Re: Problems with MVAPICH2

Posted: Fri Mar 29, 2013 6:08 pm
by fgygi
Following up on the mvapich2 issue with the XSEDE staff, it appears that there is a bug in mvapich2:
FROM: Snead, Bryan
(Concerning ticket No. 226548)

Francois:

> The BLACS test suite fails when using mvapich2, as I indicated in the first
message of this ticket. Is there a way to understand why? Should I conclude that
mvapich2 is broken...

Turns out, I'm told, that there is a bug in mvapich2 that will be fixed in a
future update. Administrators worked for quite some time with mvapich2
developers to find it. (And, you're correct, impi works much better with BLACS.)

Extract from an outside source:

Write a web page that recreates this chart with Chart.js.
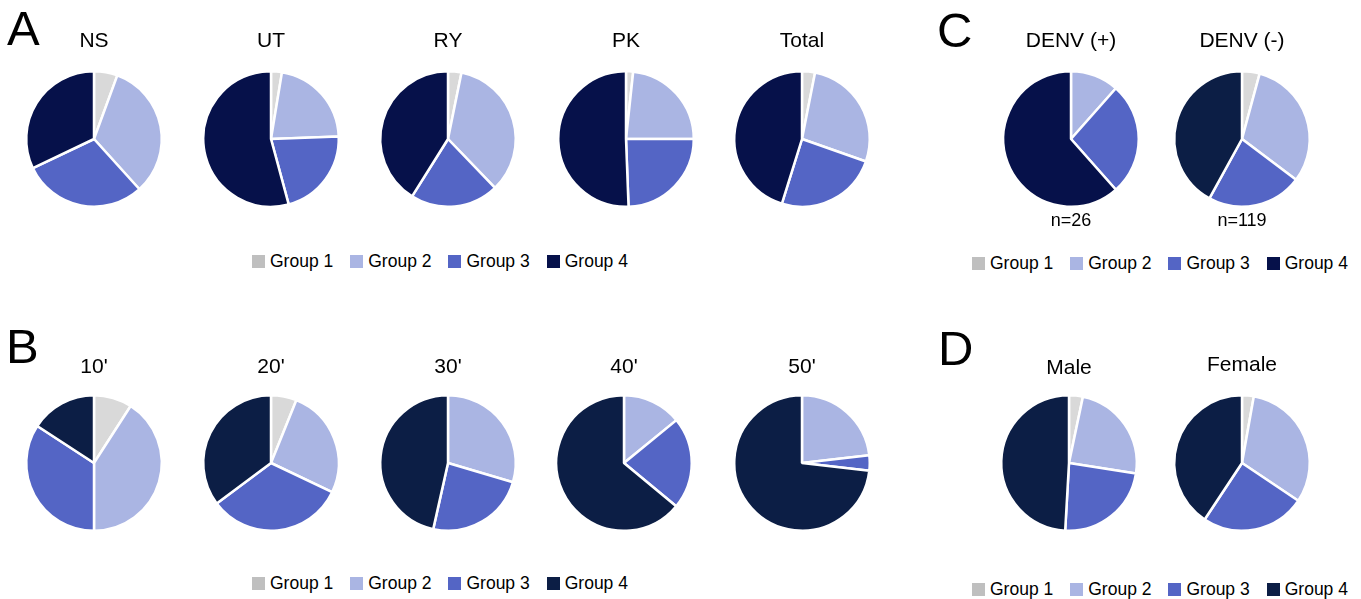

I would recommend using impi until an mvapich2 update is pushed.

Re: Problems with MVAPICH2

Posted: Fri Apr 05, 2013 9:04 pm
by naromero
Can we get more info.?

In particular, which BLACS test fail or did all the tests simply just fail.

Also, can we get more info. about the mvapich2 fix so that other sites that use a subset/supertset of it can benefit.

Thanks,
Nick Romero

Re: Problems with MVAPICH2

Posted: Tue Apr 09, 2013 6:29 pm
by fgygi
The test is run on stampede.tacc.utexas.edu using mvapich2/1.9.
The test program xCbtest_MPI-LINUX-0 fails in the BSBR section for INTEGER, REAL, DOUBLE PRECISION, COMPLEX, and DOUBLE COMPLEX. A typical error message is:

PROCESS { 1, 1} REPORTS ERRORS IN TEST# 2162:
Invalid element at A( 2, 1): Expected=[-.775427163 ,0.447751433 ]; Received=[-.199999996E-01,-.19999
9996E-01]
PROCESS { 1, 1} DONE ERROR REPORT FOR TEST# 2162.


For each precision, 10 BSBR tests fail.
The complete output file is attached.